Одиночество контактного человека. Дневники 1953–1998 годов | страница 130



Кстати, собственно экспозиции тоже имели место. Показать в Доме писателя Калужнина, Макарова или Кордобовского значило обратиться не только к зрителям, но и к будущим читателям: оценят ли они то, о чем он решил рассказать?

Так были написаны роман о Василии Калужнине «…Вечности заложник»[486], роман о Вере Ермолаевой и Льве Гальперине «Роман со странностями»[487], документальные повести «Николай Макаров – художник святого сердца»[488] и «Музыка во льду, или Портрет художника К. Кордобовского». Эту, последнюю, работу из‐за его болезни пришлось завершать мне.

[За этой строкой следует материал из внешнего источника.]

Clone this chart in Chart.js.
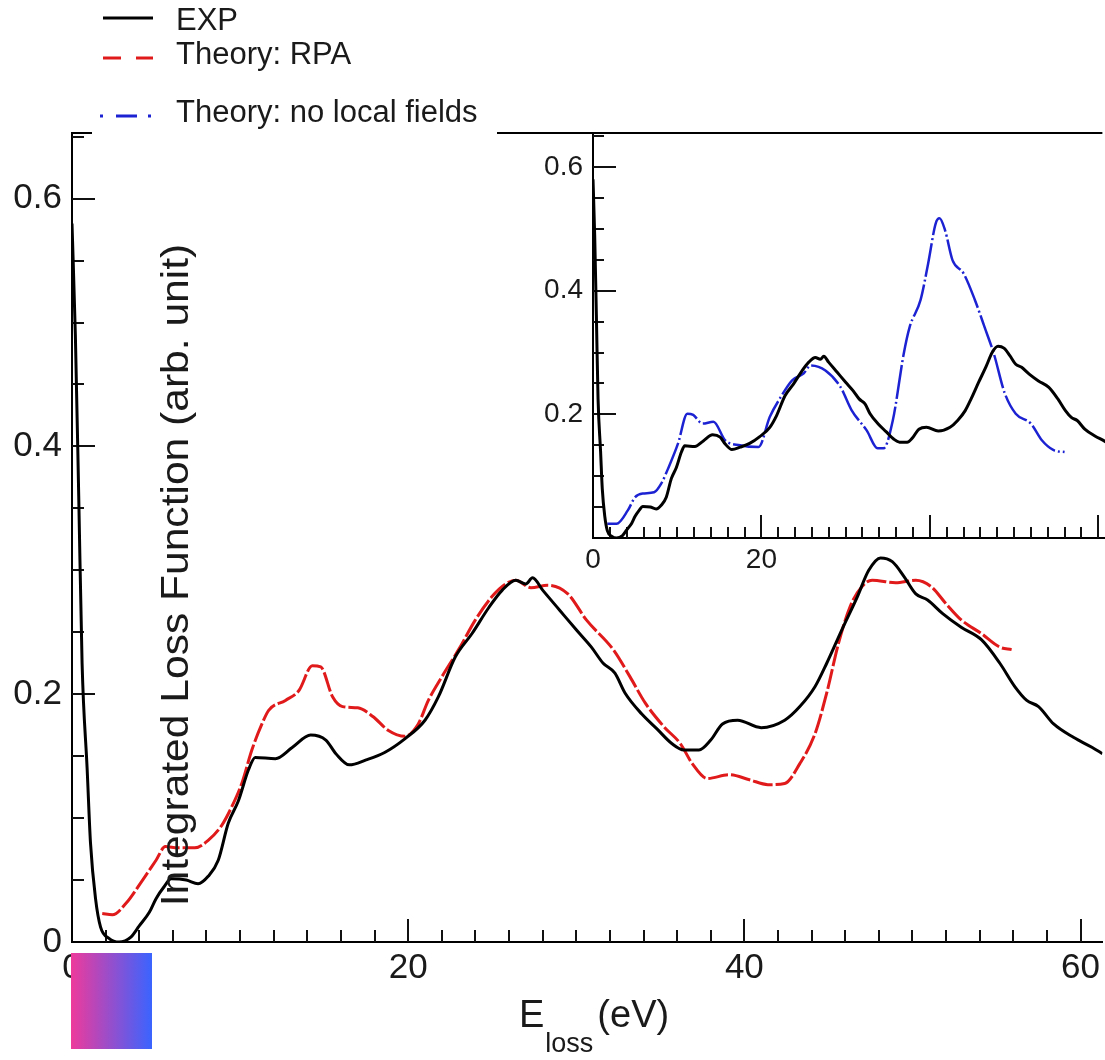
<!DOCTYPE html>
<html>
<head>
<meta charset="utf-8">
<script src="https://cdn.jsdelivr.net/npm/chart.js@4.4.0/dist/chart.umd.min.js"></script>
<style>
    html, body { margin: 0; padding: 0; background: #fff; }
    #marco { position: relative; width: 1105px; height: 1060px; overflow: hidden; }
    #principal { position: absolute; left: 0; top: 0; }
    #inserto { position: absolute; left: 500px; top: 0; }
</style>
</head>
<body>
<div id="marco">
    <canvas id="principal" width="1105" height="1060"></canvas>
    <canvas id="inserto" width="605" height="600"></canvas>
</div>
<script>
// Datos (E_loss en eV, función de pérdida integrada)
const nombresSeries = ['EXP', 'Theory: RPA', 'Theory: no local fields'];

const expX = [0, 0.2, 0.4, 0.6, 0.9, 1.1, 1.4, 1.7, 2.2, 2.8, 3.5, 4.0, 4.6, 5.0, 5.5, 5.9, 6.8, 7.5, 8.1, 8.7,
    9.3, 9.9, 10.5, 10.9, 12.1, 13.1, 14.2, 15.1, 15.7, 16.5, 17.5, 18.6, 19.8, 21.0, 21.8, 22.8, 23.8, 24.8, 25.6, 26.4,
    27.0, 27.4, 28.0, 29.0, 30.0, 30.9, 31.6, 32.3, 32.9, 33.9, 34.8, 35.7, 36.4, 37.3, 38.0, 38.7, 39.6, 41.0, 42.4, 43.3,
    44.2, 44.9, 45.8, 46.7, 47.4, 48.1, 48.8, 49.5, 50.2, 50.9, 51.8, 52.9, 54.1, 55.2, 56.1, 56.8, 57.5, 58.4, 59.6, 60.7, 61.3];
const expY = [0.58, 0.49, 0.36, 0.225, 0.14, 0.08, 0.035, 0.012, 0.003, 0.0, 0.004, 0.013, 0.024, 0.035, 0.045, 0.051, 0.050, 0.047, 0.053, 0.066,
    0.096, 0.114, 0.139, 0.149, 0.148, 0.157, 0.167, 0.163, 0.152, 0.143, 0.147, 0.153, 0.164, 0.179, 0.198, 0.230, 0.249, 0.270, 0.284, 0.292,
    0.289, 0.294, 0.284, 0.268, 0.252, 0.238, 0.225, 0.217, 0.201, 0.184, 0.172, 0.160, 0.155, 0.155, 0.163, 0.176, 0.179, 0.173, 0.179, 0.190,
    0.206, 0.225, 0.252, 0.278, 0.300, 0.310, 0.307, 0.295, 0.281, 0.276, 0.265, 0.254, 0.244, 0.225, 0.206, 0.195, 0.190, 0.176, 0.165, 0.157, 0.152];

const rpaX = [1.8, 2.4, 3.2, 4.2, 5.0, 5.55, 6.3, 7.3, 8.1, 8.9, 9.5, 10.1, 10.7, 11.3, 11.7, 12.7, 13.5, 14.3, 14.8, 15.5,
    16.1, 17.0, 17.9, 18.8, 19.8, 20.6, 21.2, 22.0, 23.0, 24.0, 25.0, 25.8, 26.4, 27.3, 28.3, 29.5, 30.6, 32.2, 33.2, 34.1,
    35.2, 36.2, 36.9, 37.8, 39.1, 40.3, 41.4, 42.4, 43.3, 44.2, 44.9, 45.6, 46.3, 47.0, 47.6, 49.0, 50.2, 51.1, 52.0, 52.9,
    54.1, 55.2, 55.9];
const rpaY = [0.023, 0.022, 0.031, 0.050, 0.066, 0.077, 0.076, 0.076, 0.082, 0.094, 0.109, 0.128, 0.155, 0.176, 0.187, 0.195, 0.203, 0.223, 0.222, 0.198,
    0.190, 0.189, 0.182, 0.171, 0.166, 0.176, 0.195, 0.214, 0.236, 0.260, 0.279, 0.289, 0.292, 0.286, 0.288, 0.281, 0.260, 0.236, 0.214, 0.193,
    0.174, 0.160, 0.144, 0.132, 0.135, 0.131, 0.127, 0.128, 0.144, 0.168, 0.201, 0.241, 0.271, 0.287, 0.292, 0.290, 0.292, 0.287, 0.273, 0.260,
    0.249, 0.238, 0.236];

const sinCamposX = [1.7, 2.8, 4.15, 5.0, 5.9, 7.25, 8.1, 9.0, 10.1, 11.2, 11.9, 13.0, 14.3, 15.7, 17.45, 19.65, 21.0, 22.3, 23.65, 25.0,
    25.85, 27.6, 29.4, 30.7, 32.5, 33.8, 34.5, 35.6, 36.9, 37.6, 38.9, 39.8, 40.7, 41.15, 41.8, 42.7, 44.0, 45.35, 46.5, 47.6,
    48.9, 50.2, 52.0, 53.3, 54.7, 56.0];
const sinCamposY = [0.023, 0.023, 0.045, 0.066, 0.072, 0.074, 0.088, 0.115, 0.153, 0.201, 0.199, 0.185, 0.188, 0.158, 0.150, 0.147, 0.196, 0.228, 0.255, 0.266,
    0.279, 0.271, 0.244, 0.207, 0.174, 0.145, 0.145, 0.190, 0.298, 0.341, 0.385, 0.444, 0.509, 0.517, 0.498, 0.449, 0.428, 0.385, 0.341, 0.298,
    0.234, 0.201, 0.185, 0.158, 0.142, 0.139];

// Etiquetas de los ejes
const etiquetasX = [0, 20, 40, 60];
const etiquetasY = [0, 0.2, 0.4, 0.6];
const etiquetasInsertoX = [0, 20];
const etiquetasInsertoY = [0.2, 0.4, 0.6];

const fuente = '"Liberation Sans", Arial, Helvetica, sans-serif';
const colorRPA = '#e01a1a';
const colorSinCampos = '#1c22d2';
Chart.defaults.font.family = fuente;
Chart.defaults.color = '#1a1a1a';

const puntos = (xs, ys) => xs.map((x, i) => ({ x: x, y: ys[i] }));
const enLista = (lista, v) => lista.some(t => Math.abs(t - v) < 1e-6);

// Marcas de los ejes hacia dentro (mayores y menores)
const marcasInternas = {
    id: 'marcasInternas',
    beforeDatasetsDraw(chart, args, opts) {
        const { ctx, chartArea: a, scales: { x, y } } = chart;
        ctx.save();
        ctx.strokeStyle = '#111';
        ctx.lineWidth = 2;
        ctx.beginPath();
        for (let i = 1; i * opts.pasoX <= x.max + 1e-9; i++) {
            const px = Math.round(x.getPixelForValue(i * opts.pasoX));
            const largo = i % opts.cadaX === 0 ? opts.mayor : opts.menor;
            ctx.moveTo(px, a.bottom);
            ctx.lineTo(px, a.bottom - largo);
        }
        for (let i = 1; i * opts.pasoY <= y.max + 1e-9; i++) {
            const py = Math.round(y.getPixelForValue(i * opts.pasoY));
            const largo = i % opts.cadaY === 0 ? opts.mayor : opts.menor;
            ctx.moveTo(a.left, py);
            ctx.lineTo(a.left + largo, py);
        }
        ctx.stroke();
        ctx.restore();
    }
};

// Configuración común para los dos gráficos
const configComun = {
    responsive: false,
    animation: false,
    events: [],
    elements: {
        point: { radius: 0 },
        line: { cubicInterpolationMode: 'monotone', fill: false }
    }
};

function ejes(xMax, yMax, anchoY, altoX, tam, padX, etiqX, etiqY) {
    return {
        x: {
            type: 'linear', min: 0, max: xMax,
            afterFit: s => { s.height = altoX; },
            grid: { display: false, drawTicks: false },
            border: { display: true, color: '#000', width: 2 },
            ticks: {
                stepSize: 20, includeBounds: false, autoSkip: false, maxRotation: 0,
                padding: padX, font: { size: tam },
                callback: v => enLista(etiqX, v) ? String(v) : ''
            }
        },
        y: {
            type: 'linear', min: 0, max: yMax,
            afterFit: s => { s.width = anchoY; },
            grid: { display: false, drawTicks: false },
            border: { display: true, color: '#000', width: 2 },
            ticks: {
                stepSize: 0.2, includeBounds: false, autoSkip: false,
                padding: 10, font: { size: tam },
                callback: v => enLista(etiqY, v) ? (v === 0 ? '0' : v.toFixed(1)) : ''
            }
        }
    };
}

// Marco superior, leyenda, títulos y el cuadro de color
const decoracion = {
    id: 'decoracion',
    beforeDatasetsDraw(chart) {
        const { ctx, chartArea: a } = chart;
        ctx.save();
        ctx.strokeStyle = '#000';
        ctx.lineWidth = 2;
        ctx.beginPath();
        ctx.moveTo(a.left - 1, a.top);
        ctx.lineTo(a.right, a.top);
        ctx.stroke();
        ctx.restore();
    },
    afterDraw(chart) {
        const { ctx } = chart;
        ctx.save();

        // Leyenda
        ctx.fillStyle = '#fff';
        ctx.fillRect(92, 0, 405, 137);
        const items = [
            { color: '#000', guion: [], x0: 103, y: 18, base: 30 },
            { color: colorRPA, guion: [18, 15], x0: 103, y: 58, base: 64 },
            { color: colorSinCampos, guion: [3, 13, 21, 11, 3, 40], x0: 100, y: 116, base: 122 }
        ];
        ctx.font = '31px ' + fuente;
        ctx.textBaseline = 'alphabetic';
        items.forEach((it, i) => {
            ctx.strokeStyle = it.color;
            ctx.lineWidth = 3;
            ctx.setLineDash(it.guion);
            ctx.beginPath();
            ctx.moveTo(it.x0, it.y);
            ctx.lineTo(153, it.y);
            ctx.stroke();
            ctx.fillStyle = '#1a1a1a';
            ctx.fillText(nombresSeries[i], 176, it.base);
        });
        ctx.setLineDash([]);

        // Título del eje Y (algo estrecho, como en la figura)
        ctx.save();
        ctx.translate(178, 575);
        ctx.rotate(-Math.PI / 2);
        ctx.scale(1.12, 1);
        ctx.font = '38px ' + fuente;
        ctx.textAlign = 'center';
        ctx.textBaseline = 'middle';
        ctx.fillText('Integrated Loss Function (arb. unit)', 0, 0);
        ctx.restore();

        // Título del eje X con subíndice
        let px = 519;
        ctx.fillStyle = '#1a1a1a';
        ctx.textAlign = 'left';
        ctx.font = '38px ' + fuente;
        ctx.fillText('E', px, 1027);
        px += ctx.measureText('E').width + 1;
        ctx.font = '27px ' + fuente;
        ctx.fillText('loss', px, 1052);
        px += ctx.measureText('loss').width + 4;
        ctx.font = '38px ' + fuente;
        ctx.fillText('(eV)', px, 1027);

        // Cuadro con degradado
        const grad = ctx.createLinearGradient(71, 0, 152, 0);
        grad.addColorStop(0, '#ee3a9b');
        grad.addColorStop(1, '#3a64ff');
        ctx.fillStyle = grad;
        ctx.fillRect(71, 953, 81, 96);
        ctx.restore();
    }
};

// Gráfico principal
new Chart(document.getElementById('principal'), {
    type: 'line',
    data: {
        datasets: [{
            label: nombresSeries[0],
            data: puntos(expX, expY),
            borderColor: '#000',
            borderWidth: 3
        }, {
            label: nombresSeries[1],
            data: puntos(rpaX, rpaY),
            borderColor: colorRPA,
            borderWidth: 3,
            borderDash: [20, 3]
        }]
    },
    options: {
        ...configComun,
        layout: { padding: { top: 133, left: 0, right: 0, bottom: 0 }, autoPadding: false },
        plugins: {
            legend: { display: false },
            tooltip: { enabled: false },
            marcasInternas: { pasoX: 2, cadaX: 10, pasoY: 0.05, cadaY: 4, mayor: 23, menor: 12 }
        },
        scales: ejes(61.3, 0.653, 72, 118, 35, 5, etiquetasX, etiquetasY)
    },
    plugins: [marcasInternas, decoracion]
});

// Gráfico insertado (EXP contra teoría sin campos locales)
new Chart(document.getElementById('inserto'), {
    type: 'line',
    data: {
        datasets: [{
            label: nombresSeries[0],
            data: puntos(expX, expY),
            borderColor: '#000',
            borderWidth: 3
        }, {
            label: nombresSeries[2],
            data: puntos(sinCamposX, sinCamposY),
            borderColor: colorSinCampos,
            borderWidth: 2.5,
            borderDash: [34, 3, 2, 3]
        }]
    },
    options: {
        ...configComun,
        layout: { padding: { top: 133, left: 0, right: 0, bottom: 0 }, autoPadding: false },
        plugins: {
            legend: { display: false },
            tooltip: { enabled: false },
            marcasInternas: { pasoX: 2, cadaX: 10, pasoY: 0.05, cadaY: 4, mayor: 23, menor: 11 }
        },
        scales: ejes(60.8, 0.655, 93, 62, 28, 5, etiquetasInsertoX, etiquetasInsertoY)
    },
    plugins: [marcasInternas]
});
</script>
</body>
</html>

Еще раз повторю: это были не только литературные, но и кураторские удачи. Может, только имя Ермолаевой витало в воздухе, упоминалось рядом с ее великими соратниками, но Калужнина, Макарова, Гальперина и Кордобовского открыл он. Уверен, что, если бы не его усилия, мы бы так и жили без этих художников.

Фон его жизни оставался скорее мрачным. Как началось пожаром в Доме писателя, так и продолжалось. В девяносто шестом покончил жизнь самоубийством Евгений Ковтун (запись от 11.1.96) и умер художник Николай Костров (запись от 25.4.96). Это были люди, определявшие суть того мира, который он считал «своим».

Сам отец заболел. Внешне он бодрился, делал вид, что все поправимо, но в дневнике постоянно возвращался к мыслям о смерти. Трудно быть пациентом – и врачом! Несколько раз в записях упоминается диагноз, который впоследствии подтвердился.

Когда отец долго не обращался к дневнику, то отчитывался за пропущенное. Сперва о том, что его не радует, а потом нечто позитивное. Вот и сейчас можно было сказать: «Кое-что удалось». Уж как он не любил похвальбу, но тут не сдержался: «Все же мы (я) кое-что сделали, это все теперь начали понимать» (запись от 27.10.97).

Действительно, произошло нечто важное. Состоялись выставки Калужнина в Музее истории города (запись от 2.12.97) и Макарова в Русском музее (запись от 12.9.98). Это было вроде как завершение сюжета, начатого романом и повестью.

Закончим историей, почему-то не попавшей в дневник. Хотя тут ничего не выдумано, этот рассказ может быть прочитан как притча.

В конце семидесятых авторитет председателя выставочной комиссии все более укреплялся. Когда директор Дома писателя увидел на чердаке картины, то сразу обратился к нему. Вот, говорит, что нашел. Рамы тяжелые, сюжеты мифологические. Впрочем, есть кое-что без сюжетов, но тоже интересное.

В расширенном составе отправились на чердак. Действительно, картины. К ним приложена квитанция, в которой написано, что покупка совершалась через комиссионку. Картина Малевича – десять рублей, картина неизвестного художника семнадцатого века и того меньше – пять.